Oh, and by the way, where does one find this fabled, double-decker Little Debbie oatmeal pie? Because that sounds like something I need in my life.

Teppy said...

meowser, I have almost all of Geneen Roth's books, and you're right — she does promote demand feeding. But since she does it with a stronger emphasis on weight loss, and I'm trying to shake the diet mentality, I totally blanked on the fact that Roth has long been a fan of demand feeding.

goodwithcheese, when the idea of demand feeding scares the crap out of me, I keep reminding myself how utterly healthy — physically AND psychologically— it's been for you.

Also, check gas-station convenience stores for the double-decker oatmeal cream pie. They only come in single servings (at least, I haven't seen them in boxes like the other Little Debbie goodies), but one was enough to satisfy even my legendary sweet tooth. They are wondrous things.

Nancy Lebovitz said...

IIRC, Geneen Roth recommends eating what you want, but on the low end of how much you want of it.

I've found that I'm better off if I consider how foods are likely to leave me feeling in the hours after I've eaten. I'm talking about digestion and energy levels, not emotions I have about what I eat.

Teppy said...

I've found that I'm better off if I consider how foods are likely to leave me feeling in the hours after I've eaten.
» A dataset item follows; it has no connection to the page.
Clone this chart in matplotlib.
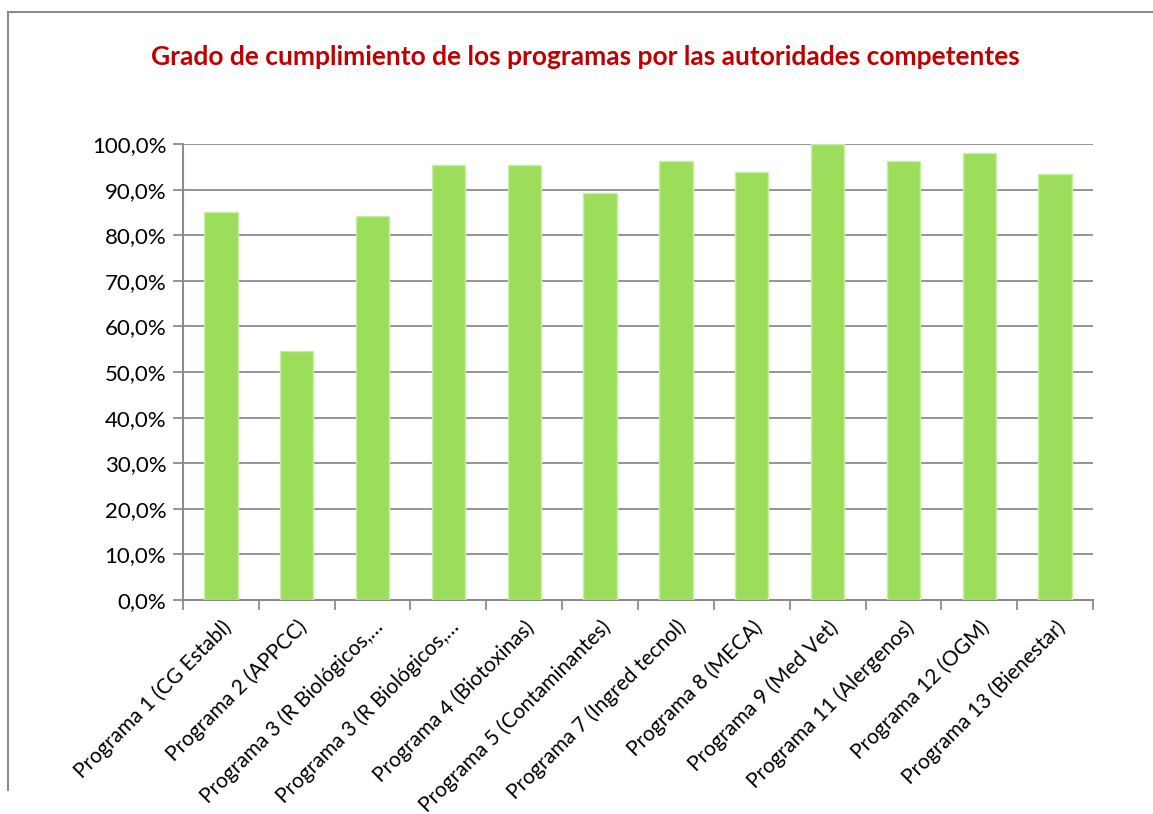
import matplotlib
matplotlib.use("Agg")
import matplotlib.pyplot as plt
from matplotlib.lines import Line2D
from matplotlib.ticker import FuncFormatter, MultipleLocator

categories = [
    "Programa 1 (CG Establ)",
    "Programa 2 (APPCC)",
    "Programa 3 (R Biológicos,…",
    "Programa 3 (R Biológicos,…",
    "Programa 4 (Biotoxinas)",
    "Programa 5 (Contaminantes)",
    "Programa 7 (Ingred tecnol)",
    "Programa 8 (MECA)",
    "Programa 9 (Med Vet)",
    "Programa 11 (Alergenos)",
    "Programa 12 (OGM)",
    "Programa 13 (Bienestar)",
]
values = [85.0, 54.5, 84.2, 95.5, 95.5, 89.2, 96.3, 93.8, 100.0, 96.3, 98.0, 93.4]
title = "Grado de cumplimiento de los programas por las autoridades competentes"

plt.rcParams['font.family'] = ['Lato', 'DejaVu Sans']

fig = plt.figure(figsize=(11.53, 8.14), dpi=100)
ax = fig.add_axes([0.1587, 0.2629, 0.7893, 0.5602])

x = list(range(len(categories)))
ax.bar(x, values, width=0.44, color='#9CDE5B', edgecolor='#C8EEA6', linewidth=1.0, zorder=3)

ax.set_xlim(-0.5, len(categories) - 0.5)
ax.set_ylim(0, 100)
ax.yaxis.set_major_locator(MultipleLocator(10))
ax.yaxis.set_major_formatter(FuncFormatter(lambda v, p: f"{v:.1f}%".replace('.', ',')))
ax.grid(axis='y', color='#8C8C8C', linewidth=1.3, zorder=0)
ax.set_axisbelow(True)

for s in ['top', 'right']:
    ax.spines[s].set_visible(False)
for s in ['left', 'bottom']:
    ax.spines[s].set_color('#8C8C8C')
    ax.spines[s].set_linewidth(1.5)

ax.tick_params(axis='y', length=7, width=1.3, color='#8C8C8C', labelsize=16, pad=5, labelcolor='black')
ax.set_xticks([i - 0.5 for i in range(len(categories) + 1)], minor=False)
ax.set_xticklabels([])
ax.tick_params(axis='x', which='major', length=7, width=1.3, color='#8C8C8C')
ax.set_xticks(x, minor=True)
ax.set_xticklabels(categories, minor=True, rotation=45, ha='right', rotation_mode='anchor', fontsize=15)
ax.tick_params(axis='x', which='minor', length=0, pad=12)

fig.text(0.5074, 0.930, title, ha='center', va='center', fontsize=19, fontweight='bold', color='#C00000')

# chart frame
fig.add_artist(Line2D([8/1153, 8/1153], [1 - 12/814, 1 - 790/814], transform=fig.transFigure, color='#8C8C8C', linewidth=1.5))
fig.add_artist(Line2D([8/1153, 1.0], [1 - 12/814, 1 - 12/814], transform=fig.transFigure, color='#8C8C8C', linewidth=1.5))

fig.savefig("out.png", dpi=100)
I'm talking about digestion and energy levels

Nancy, I totally agree. If I'm craving sugar uncontrollably, I always feel better if I have the sugar with (or after) a protein-y food, like after lunch or dinner, or at the very least, a piece of turkey or some cheese.

Sugary food on its own, despite how much I love it, will inevitably make me crash and feel lousy within a couple hours. If I wake up in the middle of the night and devour something sweet, like ice cream, the next day I feel rotten, almost like a hangover.

Or, I suppose it *is* a type of hangover — a sugar hangover.

Anonymous said...

Nancy, that's one of the things they talk about in the book Teppy is referencing; they call it 'voting for the inside.' Like, if your brain wants 6 pounds of M&Ms, and your stomach wants an egg salad sandwich, you go with what your stomach wants. You can still have the M&Ms if you want them, but you try to feed your body, not your noggin.

Teppy, I'll report back on the Little Debbie quest.